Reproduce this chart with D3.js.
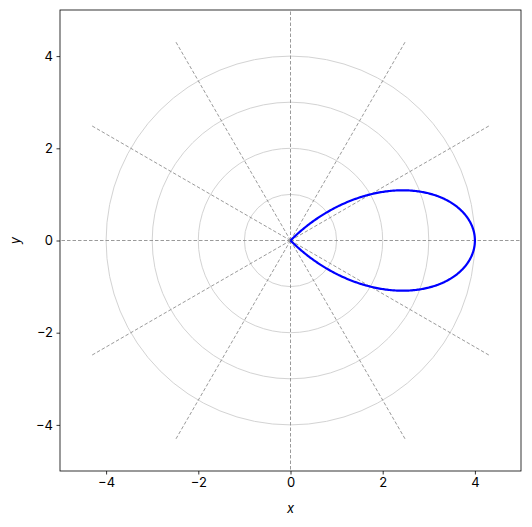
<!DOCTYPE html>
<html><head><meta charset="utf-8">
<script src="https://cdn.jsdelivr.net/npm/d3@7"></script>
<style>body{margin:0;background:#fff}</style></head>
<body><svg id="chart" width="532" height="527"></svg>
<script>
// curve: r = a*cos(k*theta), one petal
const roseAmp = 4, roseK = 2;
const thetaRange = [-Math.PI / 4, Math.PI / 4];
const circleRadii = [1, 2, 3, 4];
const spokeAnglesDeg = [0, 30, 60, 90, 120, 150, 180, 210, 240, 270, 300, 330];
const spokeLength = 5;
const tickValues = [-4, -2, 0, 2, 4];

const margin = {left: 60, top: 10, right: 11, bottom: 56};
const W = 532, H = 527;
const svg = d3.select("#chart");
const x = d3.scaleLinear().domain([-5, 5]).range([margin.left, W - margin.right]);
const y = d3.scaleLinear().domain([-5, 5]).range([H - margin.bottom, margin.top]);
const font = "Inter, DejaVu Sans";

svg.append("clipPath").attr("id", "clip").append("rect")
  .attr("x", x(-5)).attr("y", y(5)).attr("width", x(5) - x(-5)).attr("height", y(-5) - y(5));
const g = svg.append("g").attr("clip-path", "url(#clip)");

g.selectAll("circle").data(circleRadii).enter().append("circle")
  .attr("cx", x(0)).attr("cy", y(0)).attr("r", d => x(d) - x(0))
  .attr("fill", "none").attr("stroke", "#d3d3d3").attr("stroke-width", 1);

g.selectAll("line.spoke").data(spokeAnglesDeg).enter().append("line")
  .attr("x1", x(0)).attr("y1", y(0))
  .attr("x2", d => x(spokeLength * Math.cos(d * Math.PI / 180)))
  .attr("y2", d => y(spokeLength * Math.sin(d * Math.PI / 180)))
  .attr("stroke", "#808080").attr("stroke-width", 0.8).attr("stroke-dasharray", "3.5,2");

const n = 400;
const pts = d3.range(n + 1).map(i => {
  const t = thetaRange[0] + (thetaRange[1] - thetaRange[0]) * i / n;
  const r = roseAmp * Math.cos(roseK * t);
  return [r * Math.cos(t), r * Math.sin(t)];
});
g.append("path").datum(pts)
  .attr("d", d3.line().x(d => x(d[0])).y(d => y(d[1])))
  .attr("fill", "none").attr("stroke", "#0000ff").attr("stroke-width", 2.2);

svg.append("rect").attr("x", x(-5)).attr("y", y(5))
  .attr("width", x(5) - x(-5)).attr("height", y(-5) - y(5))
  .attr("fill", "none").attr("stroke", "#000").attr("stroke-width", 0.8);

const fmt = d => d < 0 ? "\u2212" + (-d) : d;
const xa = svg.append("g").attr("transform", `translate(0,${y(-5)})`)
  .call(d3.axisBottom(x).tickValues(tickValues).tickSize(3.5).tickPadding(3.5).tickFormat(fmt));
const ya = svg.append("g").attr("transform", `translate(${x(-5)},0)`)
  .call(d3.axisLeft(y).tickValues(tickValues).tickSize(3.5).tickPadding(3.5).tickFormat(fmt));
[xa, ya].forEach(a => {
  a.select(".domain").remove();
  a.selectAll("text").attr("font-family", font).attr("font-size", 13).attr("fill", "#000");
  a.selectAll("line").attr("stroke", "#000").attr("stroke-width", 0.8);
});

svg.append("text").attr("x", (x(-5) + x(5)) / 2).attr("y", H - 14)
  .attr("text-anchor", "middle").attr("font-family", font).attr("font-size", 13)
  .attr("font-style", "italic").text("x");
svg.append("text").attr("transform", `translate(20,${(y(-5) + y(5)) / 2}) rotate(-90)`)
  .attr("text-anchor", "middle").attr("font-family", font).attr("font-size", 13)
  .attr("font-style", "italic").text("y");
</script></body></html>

## The problem:
Pick out every line with the string "chart" and copy it.

## Correct response:
Reproduce this chart with D3.js.
<body><svg id="chart" width="532" height="527"></svg>
const svg = d3.select("#chart");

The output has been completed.